Boundaries Where are the boundaries of observation drawn? In other words, which factors are noted and which are left outside the observation.
Intended use and users Who is the assessment made for? Whose information needs does the assessment serve?
Participants Those who may participate in the making of the assessment. The minimum group of people for a successful assessment is always described. If some groups must be excluded, this must be explicitly motivated.
Decisions Which decisions and their options are included in the assessment? Furthermore, there might exist scenarios that are not decisions, for instance if some possibilities are excluded from the observation in order to clarify the situation. For example, one could ask which climate change adaptation acts should be executed in a situation where the average temperature rises over two degrees centigrade. In this case, all the scenarios where the temperature does not rise over two degrees are excluded from the assessment. This is clearly not a decision, but is treated as such by means of information technology.
Timing When does the assessment take place? When will it be finished? When will the actual decision be made?
Answer Gives the best possible answers to the questions asked in scope based on the information collected. Answer is divided into two parts:
Results Answers to all of the research questions asked in all of the variables and the assessment. Also includes the results of the analyses mentioned in the rationale.

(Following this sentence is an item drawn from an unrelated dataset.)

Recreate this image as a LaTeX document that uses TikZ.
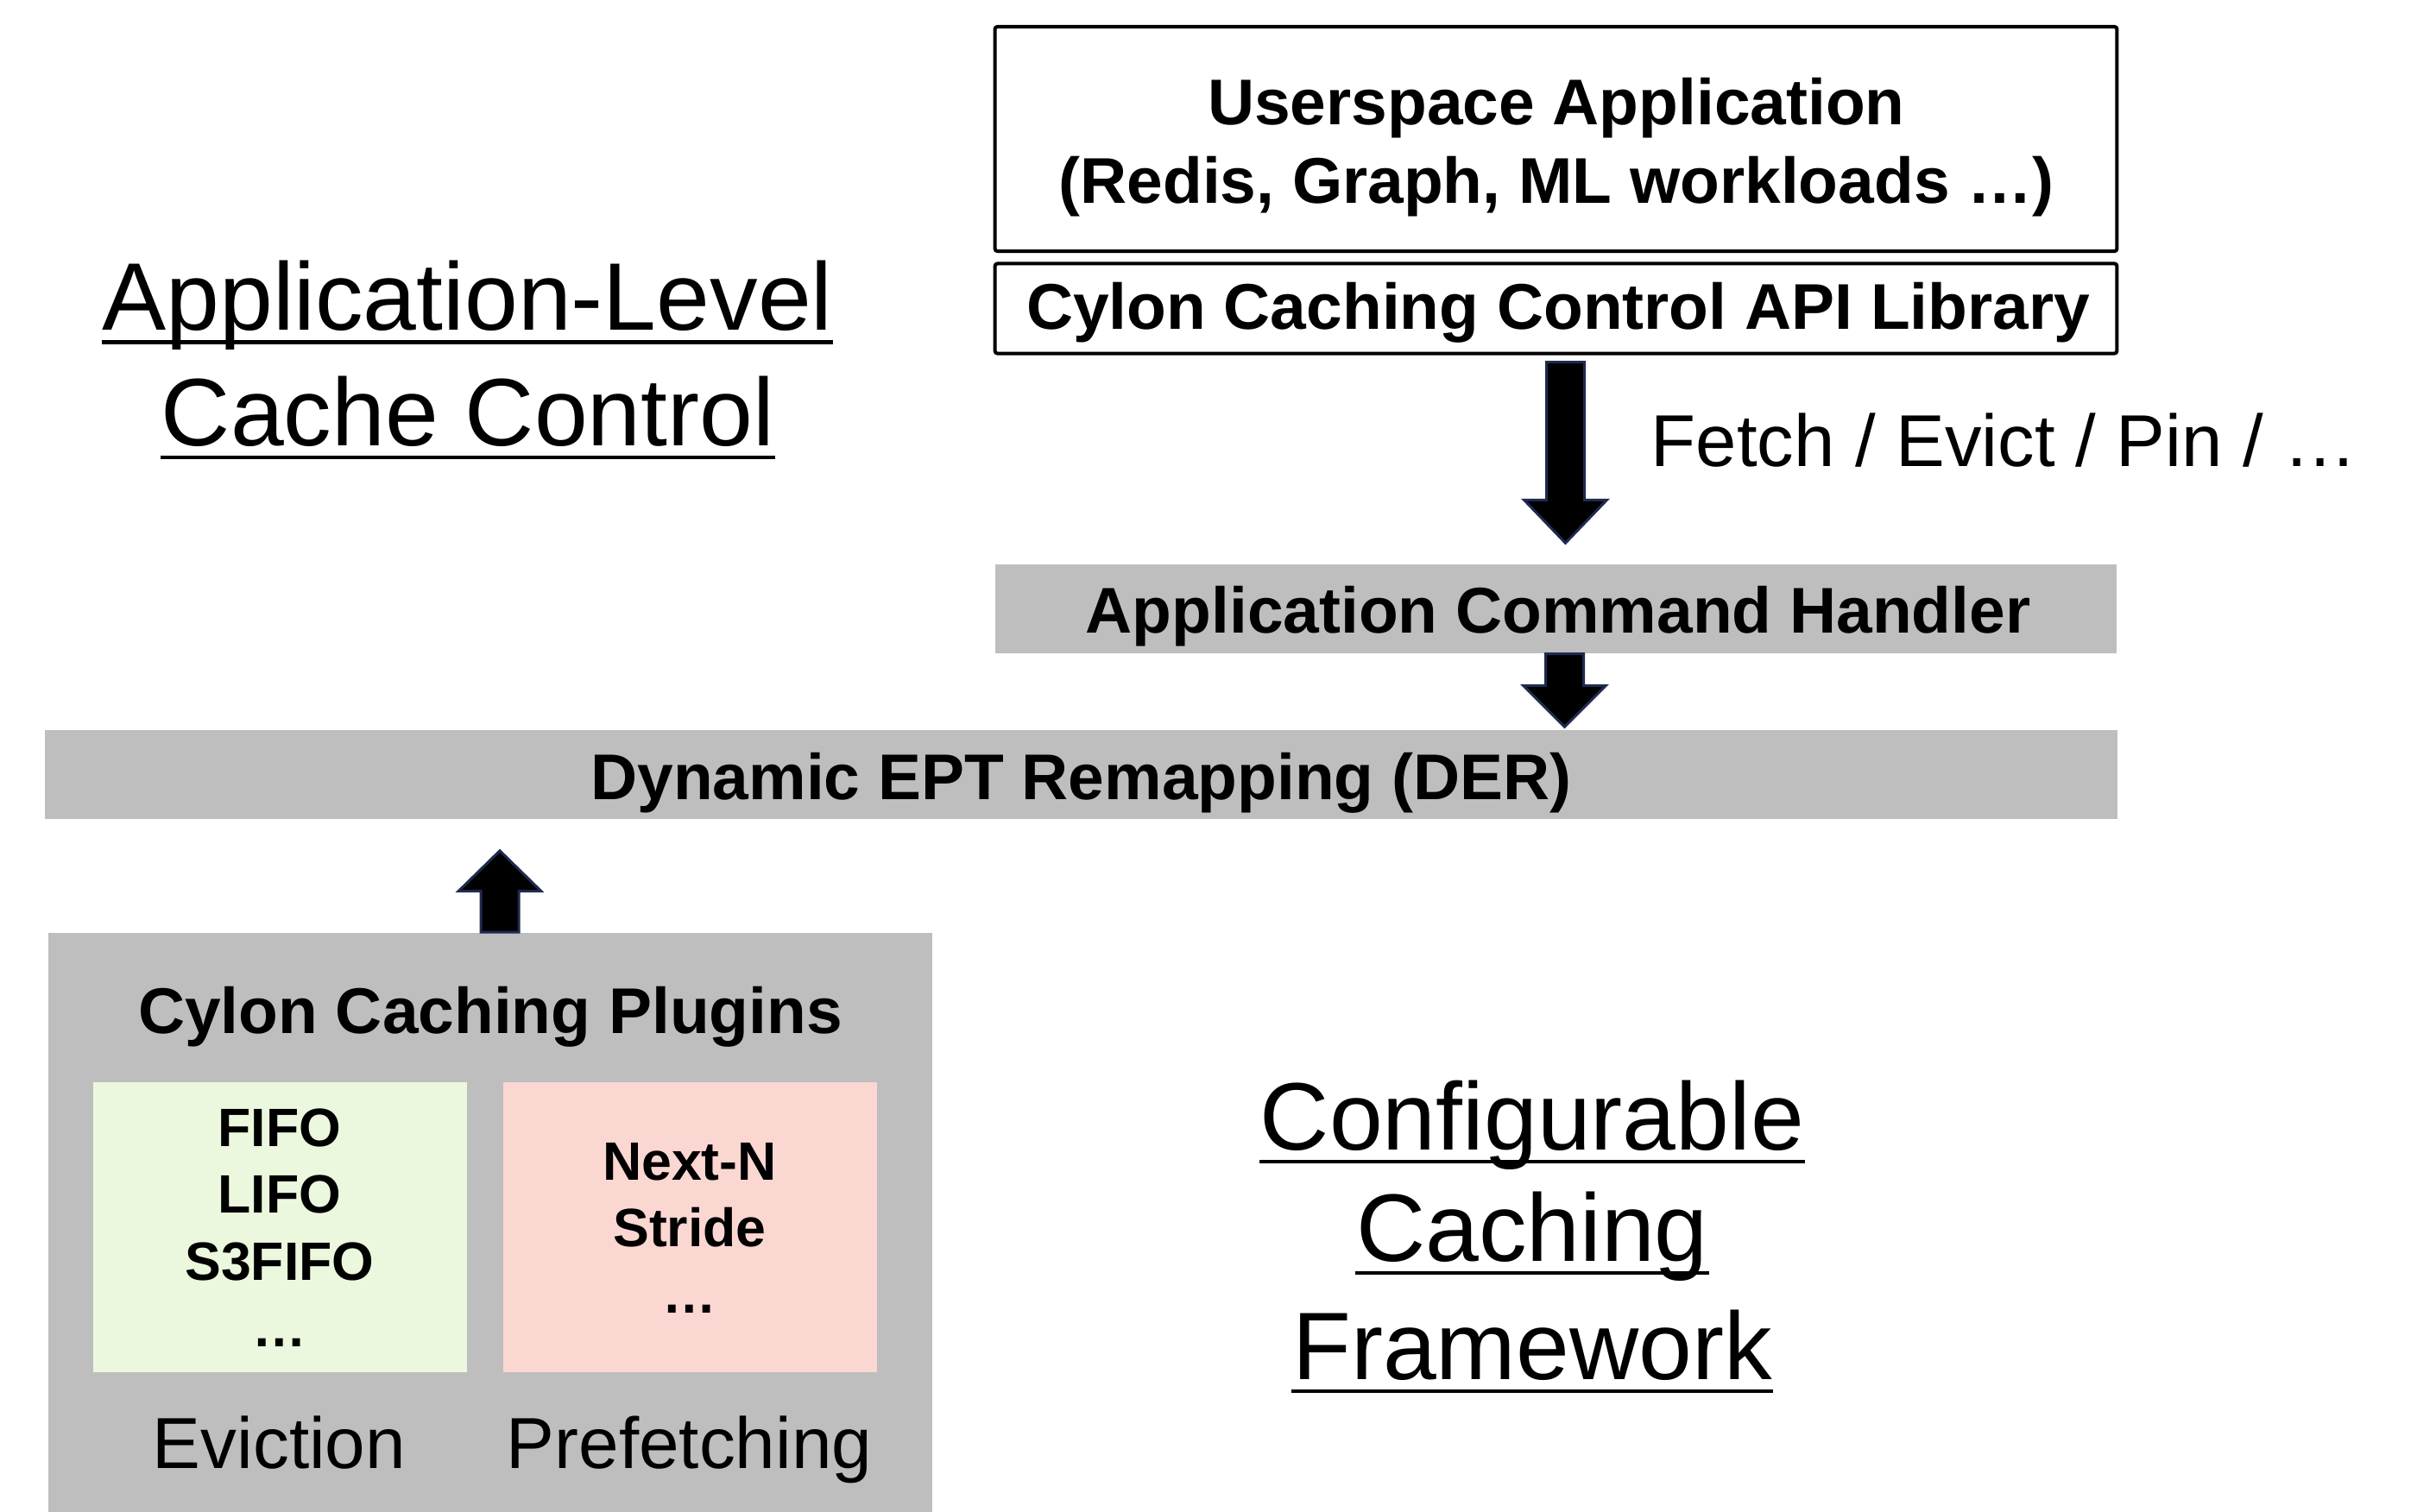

Conclusions A reasoning based on the answers about what this information means regarding the meaning of the assessment.
Rationale Includes all the information that is required for a meaningful answer. Rationale includes multiple subattributes.
Stakeholders What stakeholders relate to the subject of the assessment? What are their interests and goals?
Variables What variables or descriptions of a particular phenomenon are needed in order to carry out the assessment? How do they relate to each other (through causation or other ways)? Among these it is necessary to distinguish three kinds of objects.
Ordinary variables
Describe a phenomenon in the physical world and are often studied by scientific means.
Value variables
Describe people's values or what they think of as good or bad. In practise, values are processed as though they could be processed by scientific means by making observations on people's behaviour and opinions.
Methods
Describe their subject indirectly by answering the question " how can I find the answer to question X?" When using a method, the answer can only be found when it is connected to the correct frame of reference. For example, a method may include emission factors for a car, but the emissions that are the subject of the question can only be calculated when another part of the assessment produces the information how many kilometres are driven. To be exact, methods are not variables, but are tabulated and included in graphs like variables are.
Analyses What statistical or other analyses can be made based on the information gathered? Typical analyses are decision analysis (which of the decision alternatives produces the best expected outcome) and value of data analysis (how large of a detriment to the decisionmaker do the uncertainties of different variables cause).
Indices What indices are used in the assessment and what are cut out as unnecessary and when?